Two of those soon-to-be trends, Vengroff says, are transaction pricing and using high-end software to fine-tune its payment predictability models. On transaction pricing, the company has essentially set up an a la carte menu for mid-sized businesses to pick and chose which type of services to use. "We are the only ones doing this now," says Vengroff.
And on the payment predictability models, the company is using new software to track the payment histories and other data belonging to its client's customers. The idea is that more information early in the payment process could limit problems later in the process.
Vengroff's biggest challenge since he ascended to the top of the company a few years ago has been to lasso all of the company's innovations and departments into one cohesive unit. A key step in that direction occurred in 2006, when the company began using a management system known as Vital Factors, which focuses on finding the company's five vital signs that need to be operating simultaneously for the entire company to succeed.
The system is based on "Vital Factors: The Secret to Transforming Your Business and Your Life," a 2006 book written by management consultant Lee Froschheiser. The book, and the concept, takes a laser-like focus approach to several key business concepts, such as leadership, teamwork, company-wide execution and how to manage growth.

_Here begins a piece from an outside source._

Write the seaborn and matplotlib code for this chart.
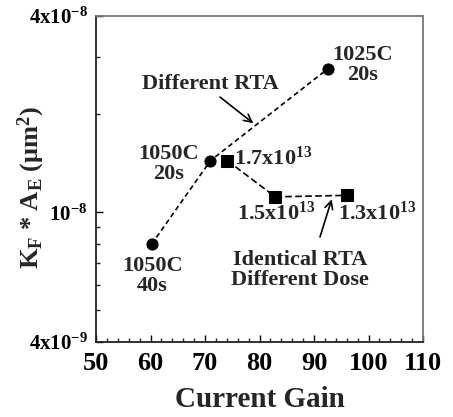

While it took almost two years to fully implement the system, Vengroff now sees it paying off almost everyday in how managers, department heads and executives communicate with each other.
Managing it all, however, remains a challenge.
"It was easier when we were smaller because you could touch everything," says Vengroff. "That gets harder as you get larger."
Businesses. Vengroff, Williams & Associates, Sarasota
Industry. Commercial debt collections, management consulting
Key. Company seeks new innovations to continue growing.